Lesson 3 of 8
Objective: SWBAT apply their knowledge of dilations to complete tasks and solve problems
In this section, my goal is to front load some important concepts that students will need in order to complete the dilation tasks which are the focus of this lesson. I will be leading students through Perimeter and Area Ratios of Similar Figures. There is a heavy emphasis on structural analysis in this activity, so I am careful to model this approach for students.
See the following screencast for specific examples of how I model structural analysis.
For the rest of the answers to the activity, see Perimeter and Area Ratios TEACHER
Students will be working in pairs, so as we begin this activity I have them move next to their A-B partners. Once students have paired up, I will hand out Dilation Tasks. I explain to students that they will be using what they've learned in previous lessons (Experimenting With Dilations and Verifying Properties of Dilations) and today's lesson to solve problems and complete tasks. I explain that I will be walking around to check on their progress and understanding. I also advise students to take care to show their work precisely and neatly as they may be coming to the document camera to present their work later.
Student Work Time
As students are working on Dilation Tasks, I walk around the room looking for students who appear to be stuck. Below I highlight some of the moments during the lesson when I expect students to struggle, and perhaps require my assistance.
On Problem 1 my students tend to have trouble getting started. I typically ask these students to describe as precisely as they can where D' would have to be. I wait for them to in some way communicate that D' must be on ray AD and twice as far from A as D is. Once we've established this, I ask direct them to think about how they might achieve it using a compass and straightedge. Then I try to walk away before I give any definitive indication or confirmation that their approach or solution is correct. I want the students to feel responsible for doing the problem and believing that their approach is correct.
When they reach Problem 2a, my students tend to struggle with the fact that the center of dilation is not one of the labeled points. They are expected to determine the location of this point and label it themselves. So when students ask, for example, "Is one of these points the center of dilation?" I typically respond, "There is only one center of dilation and one place it could be; Where is that?"
With respect to this problem, my students also struggle with what it means to define a dilation completely. For that, I ask them, "What two things do we need to specify to define a dilation (center and scale factor)". They should recall this from a previous lesson.
Problem 2b challenges students to figure out that the shaded area is the difference of the triangle areas. For these students, I point out that the area of triangle FGH is given then ask what additional information we would need in order to find the area of the shaded region. Other students are not sure how to find the area of the smaller triangle. For these students, I ask how they might use what they learned in the previous section of this lesson in order to find the area of the smaller triangle.
Although Problems 3 and 4 challenge my students, by the time that they reach this point in the activity my intent is for them to work relatively independently. For this reason, my plan is to allow students to grapple with these on their own (MP1) and keep my input to a minimum. If anything, I might say "In what ways are these tasks similar to those you already completed in #1 and #2?"

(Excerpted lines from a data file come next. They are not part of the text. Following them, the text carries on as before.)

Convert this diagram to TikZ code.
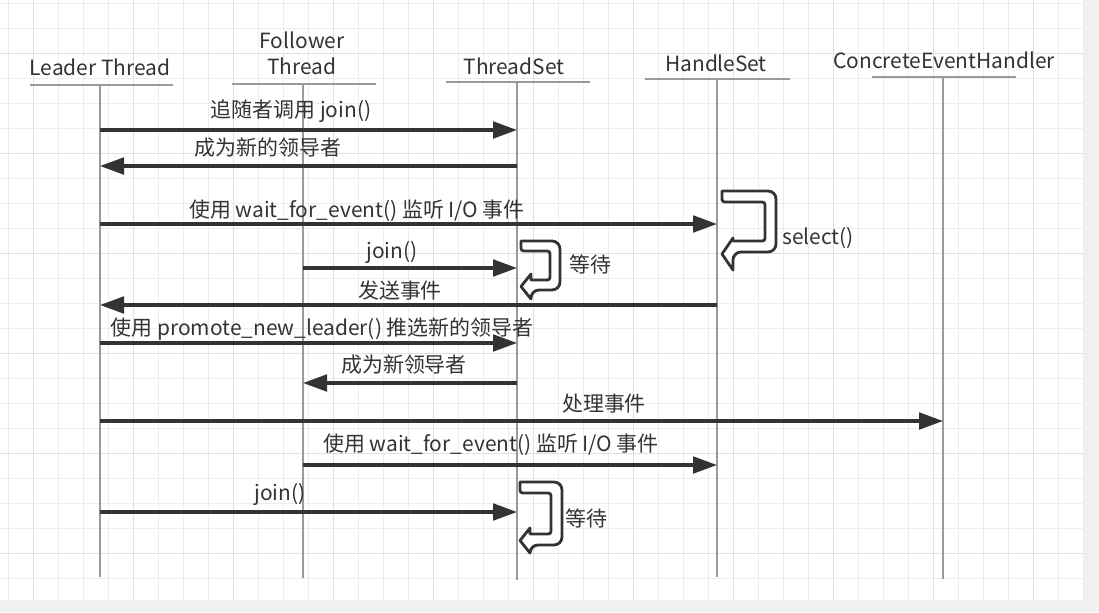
\documentclass[tikz,border=0pt]{standalone}
\usepackage{fontspec}
\setmainfont{Noto Sans CJK SC}
\usetikzlibrary{arrows.meta}
\definecolor{ink}{HTML}{333333}
\definecolor{lifegray}{HTML}{9A9A9A}
\definecolor{gridminor}{HTML}{EDEDED}
\definecolor{gridmajor}{HTML}{E0E0E0}
\definecolor{pane}{HTML}{F0F0F0}
\tikzset{
  msg/.style={draw=ink,line width=2.3pt,-{Triangle[length=18pt,width=12.5pt]}},
  lbl/.style={text=ink,inner sep=0pt,font=\fontsize{15.7}{19.5}\selectfont},
  lifeline/.style={draw=lifegray,line width=1.2pt},
  headline/.style={draw=lifegray,line width=1.5pt},
  loopbox/.style={draw=ink,line width=2.1pt,fill=white,line join=round},
  gridln/.style={draw=gridminor,line width=0.75pt},
  gridmj/.style={draw=gridmajor,line width=0.75pt}
}
\newcommand{\waitloop}[8]{%
  \draw[loopbox] (#1,#2) [rounded corners=6pt] -- (#3,#2) -- (#3,#5) -- ({#1+#8},#5)
    [sharp corners] -- ({#1+#8},#7) -- (#1,{(#6+#7)/2}) -- ({#1+#8},#6) -- ({#1+#8},{#5-#4})
    -- ({#1+#8+1},{#5-#4}) [rounded corners=2pt] -- ({#3-#4},{#5-#4}) -- ({#3-#4},{#2+#4})
    -- (#1,{#2+#4}) [sharp corners] -- cycle;}
\begin{document}
\begin{tikzpicture}[x=0.75pt,y=-0.75pt]
  \useasboundingbox (0,0) rectangle (1099,612);
  \fill[pane] (0,0) rectangle (1099,612);
  \fill[white] (0,0) rectangle (1083,600);
  \foreach \i in {0,...,43} \draw[gridln] ({8.3+25*\i},0) -- ({8.3+25*\i},600);
  \foreach \j in {0,...,23} \draw[gridln] (0,{3.3+25*\j}) -- (1083,{3.3+25*\j});
  \foreach \i in {1,5,...,41} \draw[gridmj] ({8.3+25*\i},0) -- ({8.3+25*\i},600);
  \foreach \j in {2,6,...,22} \draw[gridmj] (0,{3.3+25*\j}) -- (1083,{3.3+25*\j});

  \node[lbl] (lt) at (100,67) {Leader Thread};
  \node[lbl,align=center] (ft) at (302,53) {Follower\\Thread};
  \node[lbl] (ts) at (514,66) {ThreadSet};
  \node[lbl] (hs) at (716,63) {HandleSet};
  \node[lbl] (ceh) at (944,60) {ConcreteEventHandler};
  \draw[headline] (30,85) -- (173,85) (232,84) -- (376,84) (446,82) -- (590,82)
    (645,79) -- (790,79) (872,77) -- (1016,77);
  \coordinate (lt-t) at (100,85); \coordinate (lt-b) at (100,577);
  \coordinate (ft-t) at (303,84); \coordinate (ft-b) at (303,578);
  \coordinate (ts-t) at (517,82); \coordinate (ts-b) at (517,580);
  \coordinate (hs-t) at (717,79); \coordinate (hs-b) at (717,577);
  \coordinate (ceh-t) at (943,77); \coordinate (ceh-b) at (943,579);
  \draw[lifeline] (lt-t) -- (lt-b) (ft-t) -- (ft-b) (ts-t) -- (ts-b) (hs-t) -- (hs-b) (ceh-t) -- (ceh-b);

  \waitloop{722}{191}{776}{11}{252}{238}{270}{11}
  \waitloop{521}{241}{560}{10}{290}{274}{299}{10}
  \waitloop{520}{482}{562}{11}{545}{528}{553}{10}

  \draw[msg] (lt-t |- 0,130) -- (ts-t |- 0,130);
  \draw[msg] (ts-t |- 0,166) -- (lt-t |- 0,166);
  \draw[msg] (lt-t |- 0,224) -- (hs-t |- 0,224);
  \draw[msg] (ft-t |- 0,268) -- (ts-t |- 0,268);
  \draw[msg] (hs-t |- 0,305) -- (lt-t |- 0,305);
  \draw[msg] (lt-t |- 0,343) -- (ts-t |- 0,343);
  \draw[msg] (ts-t |- 0,383) -- (ft-t |- 0,383);
  \draw[msg] (lt-t |- 0,421) -- (ceh-t |- 0,421);
  \draw[msg] (ft-t |- 0,465) -- (hs-t |- 0,465);
  \draw[msg] (lt-t |- 0,512) -- (ts-t |- 0,512);

  \node[lbl] (l1) at (291,111) {追随者调用 join()};
  \node[lbl] (l2) at (268,148) {成为新的领导者};
  \node[lbl] (l3) at (357,211) {使用 wait\_for\_event() 监听 I/O 事件};
  \node[lbl] (l4) at (818,238) {select()};
  \node[lbl] (l5) at (392,252) {join()};
  \node[lbl] (l6) at (590,264) {等待};
  \node[lbl] (l7) at (400,291) {发送事件};
  \node[lbl] (l8) at (322,329) {使用 promote\_new\_leader() 推选新的领导者};
  \node[lbl] (l9) at (404,365) {成为新领导者};
  \node[lbl] (l10) at (604,404) {处理事件};
  \node[lbl] (l11) at (491,445) {使用 wait\_for\_event() 监听 I/O 事件};
  \node[lbl] (l12) at (280,494) {join()};
  \node[lbl] (l13) at (586,518) {等待};
\end{tikzpicture}
\end{document}
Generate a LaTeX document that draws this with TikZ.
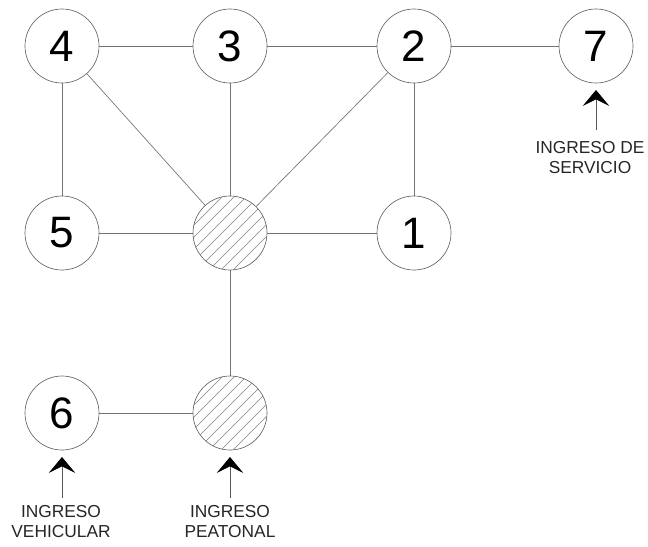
\documentclass[tikz,border=0pt]{standalone}
\usepackage{fontspec}
\setmainfont{Liberation Sans}
\usetikzlibrary{arrows.meta,calc}
\begin{document}
\begin{tikzpicture}[x=0.75pt,y=-0.75pt,
  circ/.style={circle,draw=black!60,line width=0.5pt,minimum size=55.5pt,inner sep=0pt,font=\fontsize{33}{33}\selectfont},
  conn/.style={draw=black!55,line width=0.5pt},
  entry/.style={draw=black!65,line width=0.6pt,-{Stealth[length=12pt,width=20pt,inset=5pt,color=black]}},
  lbl/.style={font=\fontsize{13}{15}\selectfont,align=center,text=black!85}]
\useasboundingbox (0,0) rectangle (648,546);
\node[circ] (n4) at (62,46) {4};
\node[circ] (n3) at (230,46) {3};
\node[circ] (n2) at (414,46) {2};
\node[circ] (n7) at (596,46) {7};
\node[circ] (n5) at (62,233) {5};
\node[circ] (h1) at (230,233) {};
\node[circ] (n1) at (414,233) {1};
\node[circ] (n6) at (62,413) {6};
\node[circ] (h2) at (230,413) {};
\foreach \c in {h1,h2}{
  \begin{scope}
    \clip (\c.center) circle (37);
    \foreach \k in {-80,-68,...,80}
      \draw[black!50,line width=0.4pt] ($(\c.center)+(\k-40,40)$) -- ($(\c.center)+(\k+40,-40)$);
  \end{scope}
}
\draw[conn] (n4) -- (n3);
\draw[conn] (n3) -- (n2);
\draw[conn] (n2) -- (n7);
\draw[conn] (n4) -- (n5);
\draw[conn] (n4) -- (h1);
\draw[conn] (n3) -- (h1);
\draw[conn] (n2) -- (h1);
\draw[conn] (n2) -- (n1);
\draw[conn] (n5) -- (h1);
\draw[conn] (h1) -- (n1);
\draw[conn] (h1) -- (h2);
\draw[conn] (n6) -- (h2);
\coordinate (a7) at (596,130);
\coordinate (t7) at (596,90);
\coordinate (a6) at (62,498);
\coordinate (t6) at (62,457);
\coordinate (ah) at (230,498);
\coordinate (th) at (230,457);
\draw[entry] (a7) -- (t7);
\draw[entry] (a6) -- (t6);
\draw[entry] (ah) -- (th);
\node[lbl] (l7) at (590,158) {INGRESO DE\\SERVICIO};
\node[lbl] (l6) at (61,522) {INGRESO\\VEHICULAR};
\node[lbl] (lh) at (230,522) {INGRESO\\PEATONAL};
\end{tikzpicture}
\end{document}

During the previous section, I would have been walking around reviewing student work and looking for exemplars: work samples that are correct, use precise labeling and terminology, and show work neatly. I also look for novel approaches to a problem. I will now call on several students to present.
today, however, even though I have pre-selected exemplars, I tell all of the students that they will have 5-7 minutes to review their work and mentally rehearse what they might say if they are randomly called up to present. I tell them also to make sure their work is legible and clear. This serves as an opportunity for students to reflect on their work and thinking and also as a quality control measure.
After 5-7 minutes I will begin to call up the pre-selected students to share their work. Here are some prompts and probing questions I might employ during the presentations:
- How did you interpret what was being asked of you in the problem?
- I notice you added some things to the diagram. How and why did you do that?
- Can you explain the meaning of the notation you used there?
- What process did you use to solve the problem?
- Can you explain how you found the scale factor? The center of dilation?
At the end of each presentation, students can ask the presenter questions?
The purpose of this section is to make sure that all students have completed and understood the tasks, and that they have made a quality work product. For up to the first five minutes, as needed, I give students the opportunity to revise their work after the presentations. I also remind students that they should have quality explanations where required. I let them know at this time that others will see their work so that they will put extra care into making it good.
When students have had enough time to review and revise their own work, I ask them to exchange papers with another student. I ask each student to read over all four problems and for each problem to think of one thing they like about the students' work sample and one constructive criticism they could offer.
Then it's time to collect the papers. In terms of checking for understanding, there are problems on the Unit Assessment that are similar to the problems in this activity. I explain this to students when I pass the papers back with feedback. I advise them to study the problems in preparation for the test.